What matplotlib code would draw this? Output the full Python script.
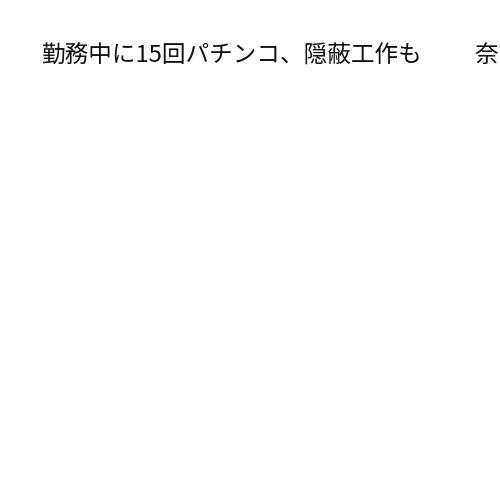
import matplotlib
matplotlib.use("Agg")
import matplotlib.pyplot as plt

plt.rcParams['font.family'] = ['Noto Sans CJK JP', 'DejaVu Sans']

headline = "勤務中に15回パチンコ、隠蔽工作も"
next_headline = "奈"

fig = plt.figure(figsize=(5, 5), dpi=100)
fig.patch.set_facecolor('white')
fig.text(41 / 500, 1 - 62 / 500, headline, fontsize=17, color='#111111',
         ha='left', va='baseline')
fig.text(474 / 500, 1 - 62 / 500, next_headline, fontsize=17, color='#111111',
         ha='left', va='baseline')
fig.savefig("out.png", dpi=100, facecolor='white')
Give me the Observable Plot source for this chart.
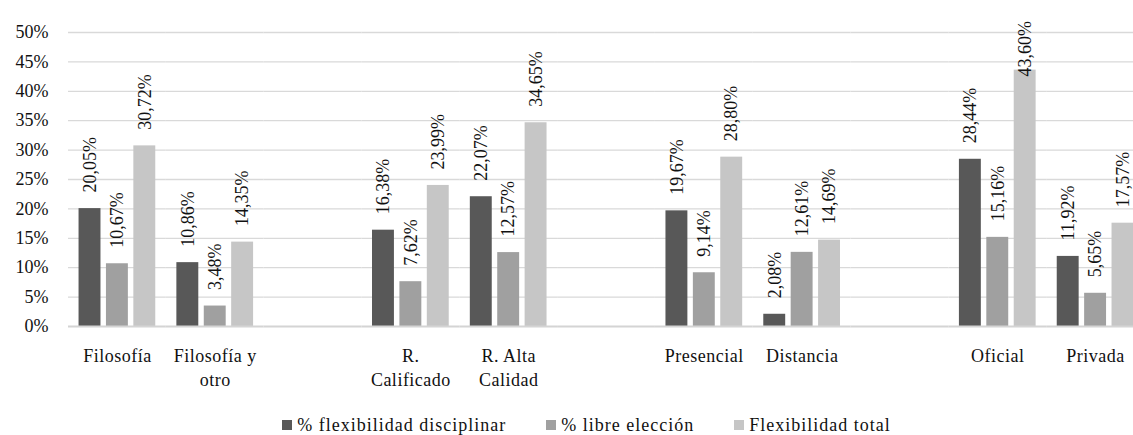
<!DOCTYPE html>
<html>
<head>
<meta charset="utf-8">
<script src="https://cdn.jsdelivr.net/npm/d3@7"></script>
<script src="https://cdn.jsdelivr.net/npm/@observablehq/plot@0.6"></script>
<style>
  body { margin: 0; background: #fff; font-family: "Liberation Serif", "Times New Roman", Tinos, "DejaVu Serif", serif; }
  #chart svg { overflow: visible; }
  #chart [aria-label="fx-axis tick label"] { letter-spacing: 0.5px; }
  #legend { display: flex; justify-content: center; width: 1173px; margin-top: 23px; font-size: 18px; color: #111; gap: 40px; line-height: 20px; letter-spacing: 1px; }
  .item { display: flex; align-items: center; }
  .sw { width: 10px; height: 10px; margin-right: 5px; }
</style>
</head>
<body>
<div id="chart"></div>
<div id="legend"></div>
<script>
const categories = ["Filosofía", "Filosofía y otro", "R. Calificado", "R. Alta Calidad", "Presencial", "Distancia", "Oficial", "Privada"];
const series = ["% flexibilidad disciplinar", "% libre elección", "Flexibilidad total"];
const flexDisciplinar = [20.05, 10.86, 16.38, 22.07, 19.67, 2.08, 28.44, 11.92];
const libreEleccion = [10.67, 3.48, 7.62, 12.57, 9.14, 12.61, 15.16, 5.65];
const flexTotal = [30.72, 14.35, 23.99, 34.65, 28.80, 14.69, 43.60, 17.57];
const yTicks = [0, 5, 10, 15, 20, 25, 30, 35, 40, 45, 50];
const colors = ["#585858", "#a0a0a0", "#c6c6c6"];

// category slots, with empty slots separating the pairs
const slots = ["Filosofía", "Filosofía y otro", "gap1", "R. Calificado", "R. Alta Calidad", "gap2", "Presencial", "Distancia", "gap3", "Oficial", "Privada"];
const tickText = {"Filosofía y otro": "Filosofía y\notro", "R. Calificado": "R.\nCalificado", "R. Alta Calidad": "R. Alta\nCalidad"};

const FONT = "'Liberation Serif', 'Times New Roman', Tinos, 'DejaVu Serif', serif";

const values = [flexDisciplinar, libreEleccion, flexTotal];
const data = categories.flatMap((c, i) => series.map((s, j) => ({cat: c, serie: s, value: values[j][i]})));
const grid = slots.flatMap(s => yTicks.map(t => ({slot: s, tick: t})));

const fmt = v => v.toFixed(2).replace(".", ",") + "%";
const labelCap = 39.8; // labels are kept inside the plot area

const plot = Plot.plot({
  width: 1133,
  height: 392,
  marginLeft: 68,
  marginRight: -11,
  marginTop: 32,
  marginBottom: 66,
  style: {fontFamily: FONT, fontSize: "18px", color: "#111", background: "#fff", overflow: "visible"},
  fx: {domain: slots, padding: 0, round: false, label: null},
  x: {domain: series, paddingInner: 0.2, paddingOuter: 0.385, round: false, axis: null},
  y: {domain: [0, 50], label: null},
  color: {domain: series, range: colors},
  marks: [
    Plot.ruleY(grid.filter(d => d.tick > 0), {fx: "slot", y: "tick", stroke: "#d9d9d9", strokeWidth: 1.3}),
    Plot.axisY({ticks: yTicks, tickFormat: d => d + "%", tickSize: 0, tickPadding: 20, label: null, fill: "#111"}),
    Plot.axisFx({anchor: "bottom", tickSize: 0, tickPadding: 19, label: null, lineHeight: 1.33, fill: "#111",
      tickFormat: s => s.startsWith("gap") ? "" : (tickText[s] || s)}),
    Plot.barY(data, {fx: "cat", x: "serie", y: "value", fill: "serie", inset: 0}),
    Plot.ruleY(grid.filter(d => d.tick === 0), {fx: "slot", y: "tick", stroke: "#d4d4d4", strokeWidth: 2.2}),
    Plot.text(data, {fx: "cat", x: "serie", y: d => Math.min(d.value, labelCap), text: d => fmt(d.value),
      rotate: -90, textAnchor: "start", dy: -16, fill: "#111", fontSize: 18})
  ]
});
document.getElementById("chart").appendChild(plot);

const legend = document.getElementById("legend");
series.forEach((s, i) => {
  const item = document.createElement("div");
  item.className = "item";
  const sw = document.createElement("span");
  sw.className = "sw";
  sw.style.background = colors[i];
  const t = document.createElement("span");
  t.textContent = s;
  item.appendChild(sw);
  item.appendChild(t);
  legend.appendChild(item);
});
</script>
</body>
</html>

+---+

Search the data for the word "matplotlib" and copy each line where it appears.

Task solution —
What matplotlib code would draw this? Output the full Python script.
import matplotlib
matplotlib.use("Agg")
import matplotlib.pyplot as plt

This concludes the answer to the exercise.